Now another way we provide you some flexibility is magic commands. So here you have an example from igraph, which is a package for specifying graphs. And it uses operators, the minus and plus operators, to do that. So here you have a graph specification. And if you try to format this with air, there's no way that it's going to know how to do a good job with this operator. So that will not look like a proper graph anymore. So what you can do is use a magic command. In this case, it's a skip command. And that's like an instruction to ignore the next line of code and to leave it as is. So of course, if you use igraph a lot, you're not going to want to insert magic commands everywhere. So we also have a configuration option to specify which functions should be skipped by the formatter.
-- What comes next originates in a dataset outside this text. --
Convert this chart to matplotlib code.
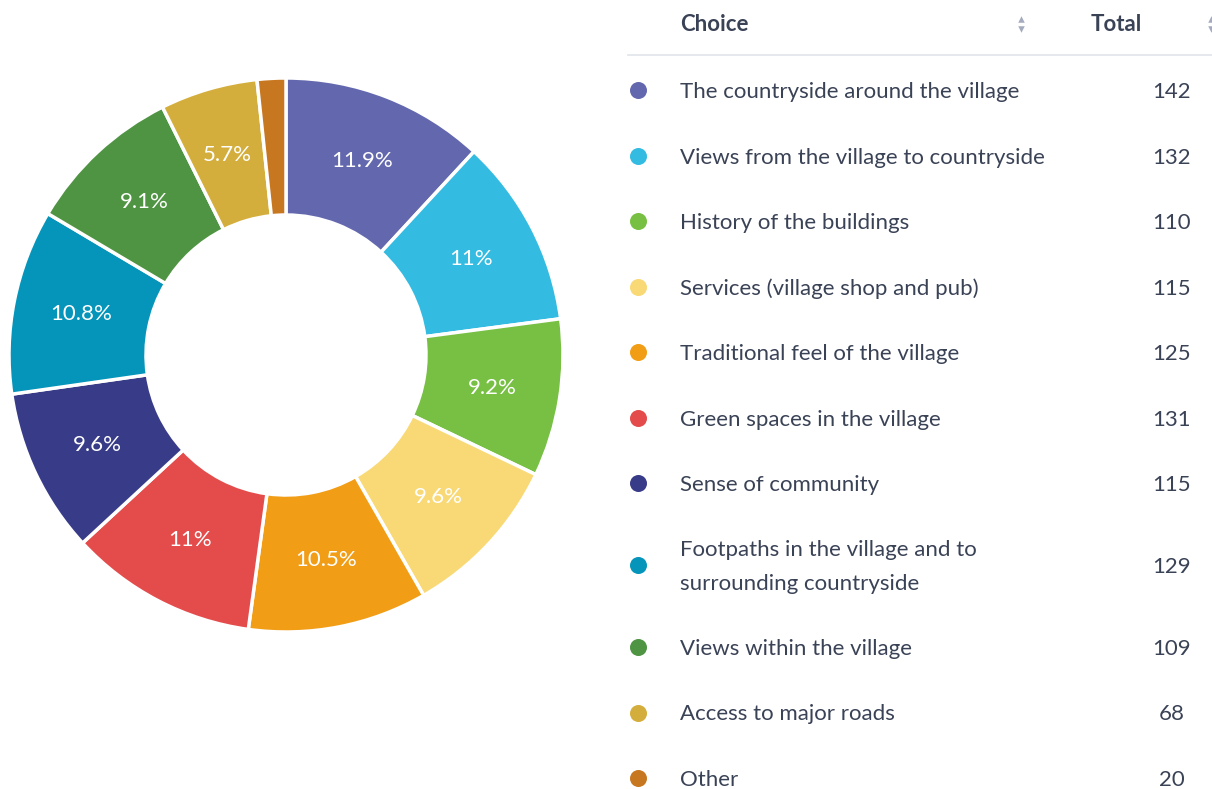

IDE support and closing thoughts

So as we wrap up here, there's one more thing that we wanted to show you. Now all of the examples and videos so far have been in Positron. But air is an external tool. What that means is that it also works in RStudio. And in fact, air works in any IDE. If that IDE supports the language server protocol or allows for external formatters, you can use it with air. That includes NeoVim, Emacs, Elix, Zed, VS Code, Positron, RStudio, and the list goes on.

You see, we want air to be a tool for the whole community. And this means providing great support for all IDEs, not just Positron and RStudio. We have guides for most or if not all of these on our website. And at the end of the day, air is for everyone, no matter where you write your R code. Thank you very much.